I.A. : Cette course pour les marins, c’est trois mois où tu t’abandonnes à la mer et c’est exceptionnel. Tu arrêtes de jouer comme sur terre, tu arrêtes de penser aux problèmes de la terre. Par ailleurs, tu as le sentiment de faire quelque chose d’extraordinaire, la certitude d’être dans un environnement poignant et d’avoir les yeux grands ouverts 24 heures sur 24 ! Et puis surtout, tu appartiens à l’océan. Ce n’est pas toi qui dictes les règles. Ce sont les éléments qui te guident, tu essaies de te frayer un chemin dans cette réalité. Et ça, c’est magique.

Est-ce que les terres australes ont beaucoup changé ces dernières années ?

I.A. : L’impact du dérèglement climatique est monstrueux, surtout dans les endroits froids qui changent très vite. Il y a des retentissements sur la faune et la flore. À titre d’exemple, il commence à pleuvoir en Antarctique. Or, les bébés manchots ne sont pas équipés pour la pluie : s’ils sont mouillés, ils meurent dès que ça gèle. Il y a des années où près de 80% de leur population meurent à cause de ça. Et ce n’est qu’une des conséquences de ce à quoi on assiste.

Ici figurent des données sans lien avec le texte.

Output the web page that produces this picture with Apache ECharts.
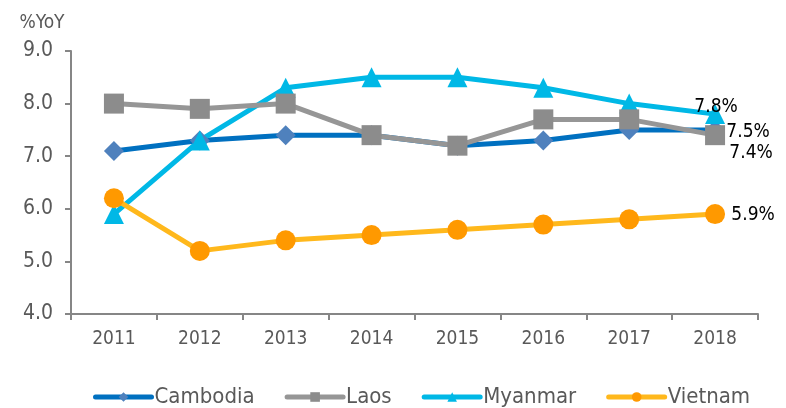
<!DOCTYPE html>
<html>
<head>
<meta charset="utf-8">
<script src="https://cdn.jsdelivr.net/npm/echarts@6/dist/echarts.min.js"></script>
<style>
html, body { margin: 0; padding: 0; background: #fff; }
#chart { width: 786px; height: 408px; }
</style>
</head>
<body>
<div id="chart"></div>
<script>
// 年份
var years = ["2011", "2012", "2013", "2014", "2015", "2016", "2017", "2018"];
// 各国增速 %YoY
var cambodia = [7.1, 7.3, 7.4, 7.4, 7.2, 7.3, 7.5, 7.5];
var laos = [8.0, 7.9, 8.0, 7.4, 7.2, 7.7, 7.7, 7.4];
var myanmar = [5.9, 7.3, 8.3, 8.5, 8.5, 8.3, 8.0, 7.8];
var vietnam = [6.2, 5.2, 5.4, 5.5, 5.6, 5.7, 5.8, 5.9];

var font = "'DejaVu Sans Condensed', 'DejaVu Sans', sans-serif";
var grey = "#595959";

// 只在最后一个点显示标签
function endLabel(offset) {
    return {
        show: true,
        position: "inside",
        offset: offset,
        formatter: function (p) {
            return p.dataIndex === years.length - 1 ? p.value.toFixed(1) + "%" : "";
        },
        color: "#000",
        fontSize: 19,
        fontFamily: font,
    };
}

function makeSeries(name, data, lineColor, markColor, symbol, label) {
    return {
        name: name,
        type: "line",
        data: data,
        symbol: symbol,
        symbolSize: 20,
        lineStyle: { color: lineColor, width: 5 },
        itemStyle: { color: markColor },
        label: label,
    };
}

var chart = echarts.init(document.getElementById("chart"));
chart.setOption({
    animation: false,
    grid: { left: 71, right: 28, top: 51, bottom: 94 },
    legend: {
        top: 386,
        left: 93,
        padding: 0,
        itemWidth: 56,
        itemHeight: 12,
        itemGap: 30,
        lineStyle: { width: 5, cap: "round" },
        textStyle: { color: grey, fontSize: 22, fontFamily: font, padding: [0, 0, 0, -2] },
        data: ["Cambodia", "Laos", "Myanmar", "Vietnam"],
    },
    xAxis: {
        type: "category",
        data: years,
        boundaryGap: true,
        axisLine: { lineStyle: { color: "#868686", width: 2 } },
        axisTick: { show: true, length: 6, lineStyle: { color: "#868686", width: 2 } },
        axisLabel: { color: grey, fontSize: 19, fontFamily: font, margin: 16 },
    },
    yAxis: {
        type: "value",
        min: 4,
        max: 9,
        interval: 1,
        name: "%YoY",
        nameLocation: "end",
        nameGap: 18,
        nameTextStyle: { color: grey, fontSize: 19, fontFamily: font, align: "center", padding: [0, 58, 0, 0] },
        splitLine: { show: false },
        axisLine: { show: true, lineStyle: { color: "#868686", width: 2 } },
        axisTick: { show: true, length: 6, lineStyle: { color: "#868686", width: 2 } },
        axisLabel: {
            color: grey,
            fontSize: 21,
            fontFamily: font,
            margin: 18,
            formatter: function (v) { return v.toFixed(1); },
        },
    },
    series: [
        makeSeries("Cambodia", cambodia, "#0070C0", "#4F81BD", "diamond", endLabel([33, 2])),
        makeSeries("Myanmar", myanmar, "#00B8E6", "#00B8E6", "triangle", endLabel([1, -7])),
        makeSeries("Laos", laos, "#969696", "#8C8C8C", "rect", endLabel([36, 18])),
        makeSeries("Vietnam", vietnam, "#FFB81C", "#FF9900", "circle", endLabel([38, 1])),
    ],
});
</script>
</body>
</html>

Cela reste pourtant des territoires où la biodiversité est omniprésente...

I.A. : Oui, ce sont des « oasis » de biodiversité. Ils font partie des rares endroits au monde où les animaux ont oublié que l’homme est dangereux. C’est exceptionnel : si tu ne fais pas de bruit, tu peux t’asseoir au coeur d’une colonie de manchots, ils vont venir et te picorer les bottes...

Comment contribuer à préserver cet environnement ?
I.A. : Il faut le protéger et c’est justement le travail des Terres australes et antarctiques françaises. Nous avons la responsabilité de quelques îles (Kerguelen, Crozet, Amsterdam et Saint-Paul). Nous avons passé tous ces territoires en « réserve », le degré le plus haut de la protection et on s’attache à les protéger notamment en luttant contre les espèces invasives. Nous avons par exemple réalisé récemment la dératisation et la « déchatisation » de l’île d’Amsterdam qui étaient essentiels pour protéger des espèces d’oiseaux qui ne sont présentes que sur cette île.

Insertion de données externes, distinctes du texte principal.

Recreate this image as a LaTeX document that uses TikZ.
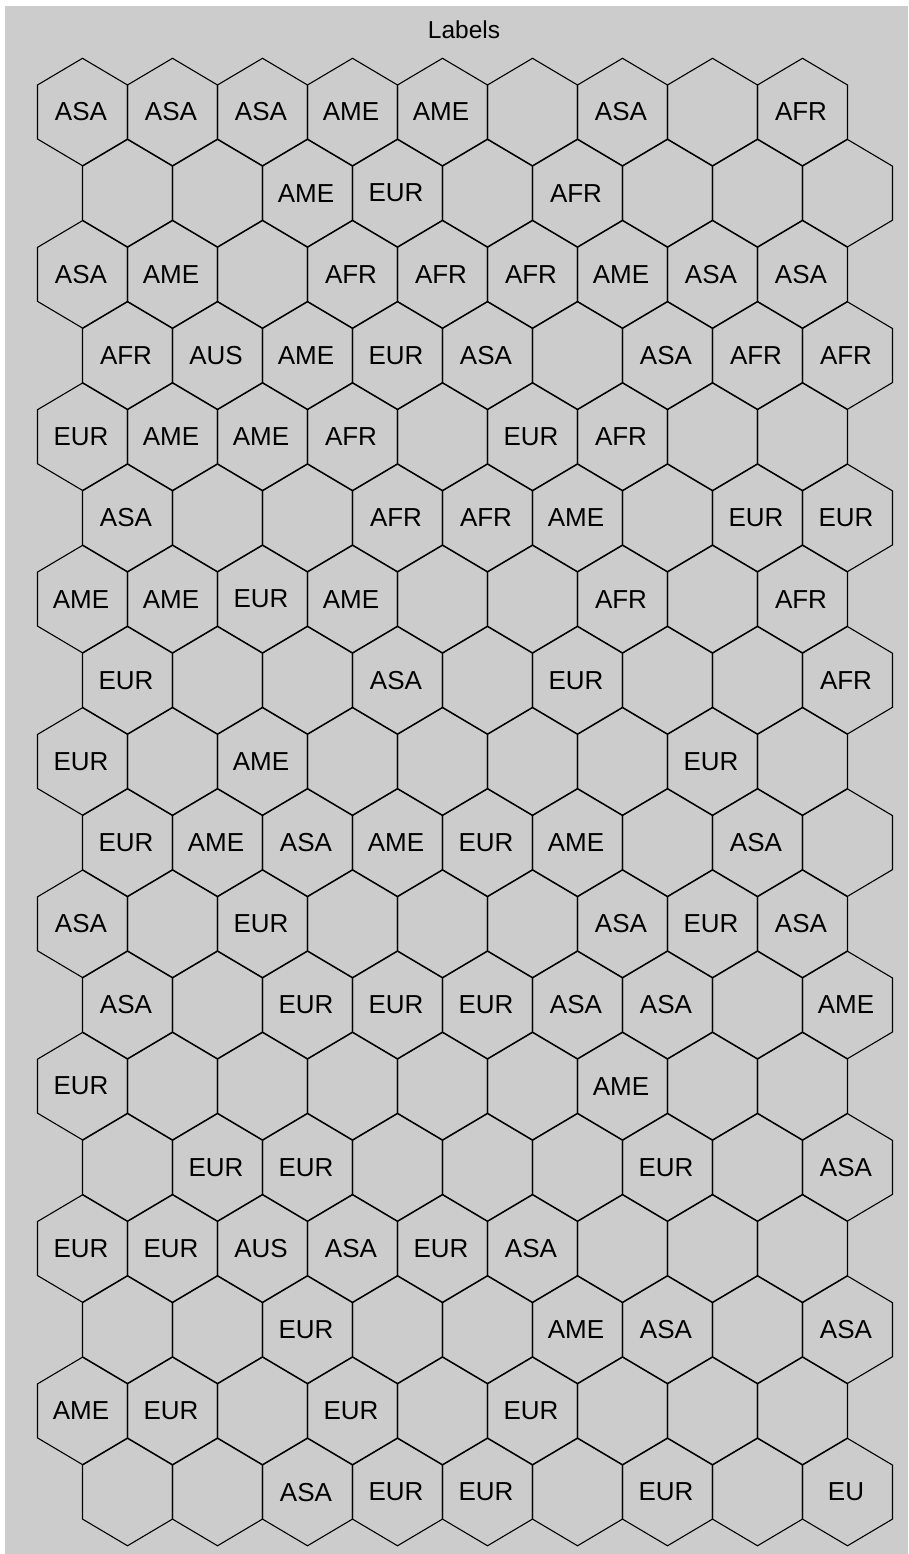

Les marins parlent beaucoup de leurs attractions pour les mers du sud. Pourquoi avez-vous été attirée par ces terres australes ?
I.A. : Parce qu’on tombe dedans ! Notre culture de marin est faite d'histoires des cap-horniers, des mers du sud, de Moitessier, des trois-mâts et on a envie de s’y confronter. Quand on est là-bas, c’est d’une beauté à tomber par terre. Il y a la lumière qui est rasante, un ciel et des nuages qu’on a nulle part ailleurs et puis les grosses vagues, les déferlantes... On y côtoie de la faune sauvage, des baleines, des albatros, des orques. Et puis humainement il y a le sentiment d’être non seulement seul mais loin. Thomas Pesquet, quand il est dans la station spatiale internationale, est plus proche que n’importe qui d’autres parce qu’il est à 400 km et les autres sont à 3000 km !


Jean Le Cam a deux ans de moins que vous et s’élance une nouvelle fois... Vous auriez envie de refaire la course ?
I.A. : Ah non pas du tout ! (rires) Je comprends Jean mais j’avais décidé dès le début de ne faire qu’un seul Vendée Globe. Je savais que je voulais faire autre chose. Quand on est engagé dans la course au large, il faut l’être à 120%. Ça a été mon cas pendant 15 ans et ça m’a éclaté. Et à un moment, je me suis jurée de faire autre chose. Je n’ai jamais voulu faire les choses à moitié. Mais à tous ceux qui participent au Vendée Globe, je leur dis : « allez-y, faites-vous plaisir ! »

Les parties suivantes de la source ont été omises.